Kindertagespflege heute – Zwischen Bindung, Bildung und Bürokratie
Die Kindertagespflege hat sich in den letzten Jahren stark verändert – und das in vielerlei Hinsicht. Sie ist längst nicht mehr nur eine Übergangslösung oder ein „Notnagel“, sondern eine anerkannte und wichtige Säule der frühkindlichen Betreuung in Deutschland. Doch was macht die Kindertagespflege heute aus, welchen Herausforderungen stehen Tagespflegepersonen gegenüber – und was macht sie so besonders?
Eine individuelle und familiäre Betreuungsform
Kindertagespflege bedeutet vor allem eines: Nähe. Die Betreuung in kleinen Gruppen – in der Regel bis zu fünf gleichzeitig betreuten Kindern (§ 43 SGB VIII) – ermöglicht eine intensive Bindung zwischen Tagespflegeperson und Kind. Diese enge Beziehung fördert nicht nur das Vertrauen, sondern ist auch eine wichtige Grundlage für die kindliche Entwicklung.
Beispiel: Frau S., Tagesmutter in Köln, betreut vier Kinder im Alter von 10 Monaten bis 3 Jahren. In ihrem Tagesablauf ist Platz für Rituale, Spielzeiten, Mahlzeiten und viel Zuwendung – „jedes Kind bekommt hier Raum, wie es ihn braucht“, sagt sie.
Frühkindliche Bildung mit Herz und Verstand
Kindertagespflegepersonen sind pädagogisch geschult – sie absolvieren mindestens 160 Stunden Qualifizierung nach dem DJI-Curriculum oder dem QHB. Regelmäßige Fortbildungen sind verpflichtend.
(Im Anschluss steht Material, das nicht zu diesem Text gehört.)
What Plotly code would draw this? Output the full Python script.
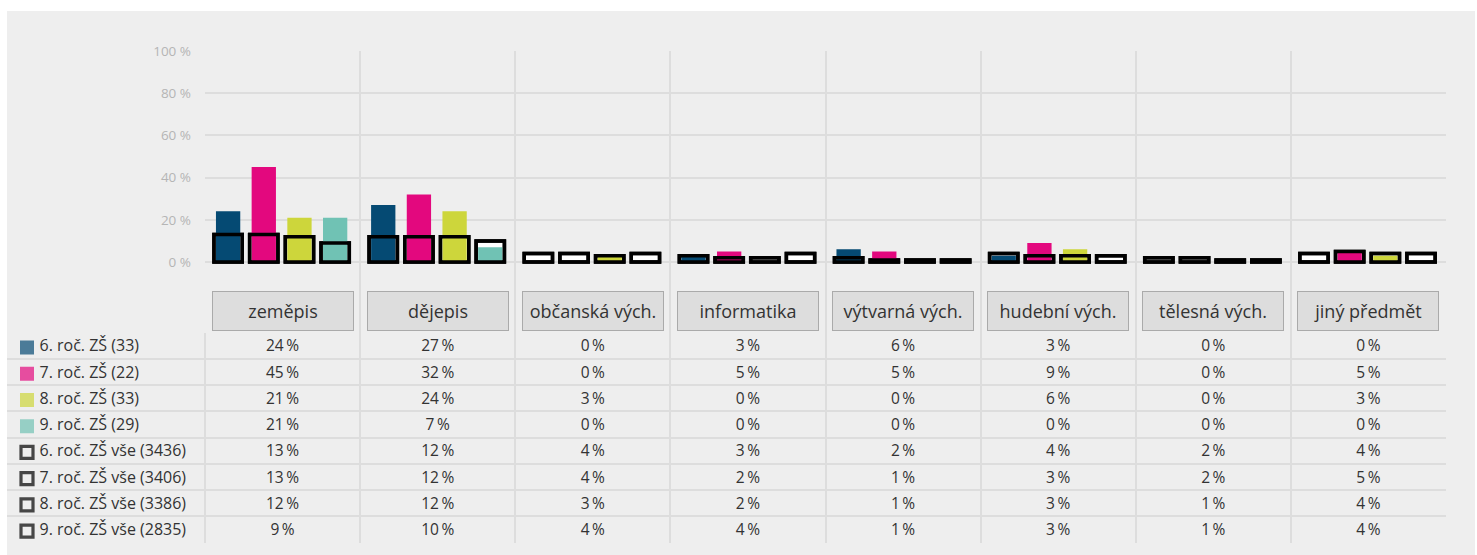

Bildung geschieht hier im Alltag: Beim Tischdecken lernen Kinder mathematische Grundlagen, beim Vorlesen wird Sprachkompetenz gefördert, im Garten wird die Natur erfahrbar gemacht. (Quelle: Deutsches Jugendinstitut, 2021)
Wertvolle Arbeit – unter herausfordernden Bedingungen
Die Herausforderungen sind dennoch groß. Die Bezahlung variiert stark von Kommune zu Kommune. In Berlin liegt die Vergütung aktuell (Stand 2024) bei rund 5,50 Euro pro Kind und Stunde – in anderen Regionen deutlich darunter.
Beispiel: In Niedersachsen berichtete eine Kindertagespflegeperson, dass sie monatlich bis zu fünf Stunden allein für die Abrechnung mit dem Jugendamt aufwendet – unbezahlte Zeit.
Kindertagespflege als Berufung
Trotz der Herausforderungen bleibt die Motivation hoch. Viele Tagespflegepersonen sehen ihre Arbeit als Berufung. „Es ist ein besonderes Gefühl, die Entwicklung eines Kindes so intensiv zu begleiten“, sagt Herr M., Tagesvater aus Hamburg.
Regionale Besonderheiten
Je nach Bundesland unterscheiden sich nicht nur die Fördersätze, sondern auch die Zugangsvoraussetzungen. Während etwa in Bayern kommunale Zuschüsse besonders großzügig ausfallen, profitieren Eltern in Brandenburg von einem beitragsfreien Platz in der Kindertagespflege ab dem ersten Lebensjahr.
Fazit: Eine Betreuung mit Zukunft
Die Kindertagespflege ist modern, professionell und systemrelevant. Studien zeigen, dass Kinder in der Tagespflege mindestens ebenso gut gefördert werden wie in der Kita – bei individuellerer Betreuung. (Quelle: DJI, Bertelsmann Stiftung 2020)
Was es braucht: mehr Wertschätzung, bessere Bezahlung und klare Rahmenbedingungen – bundesweit.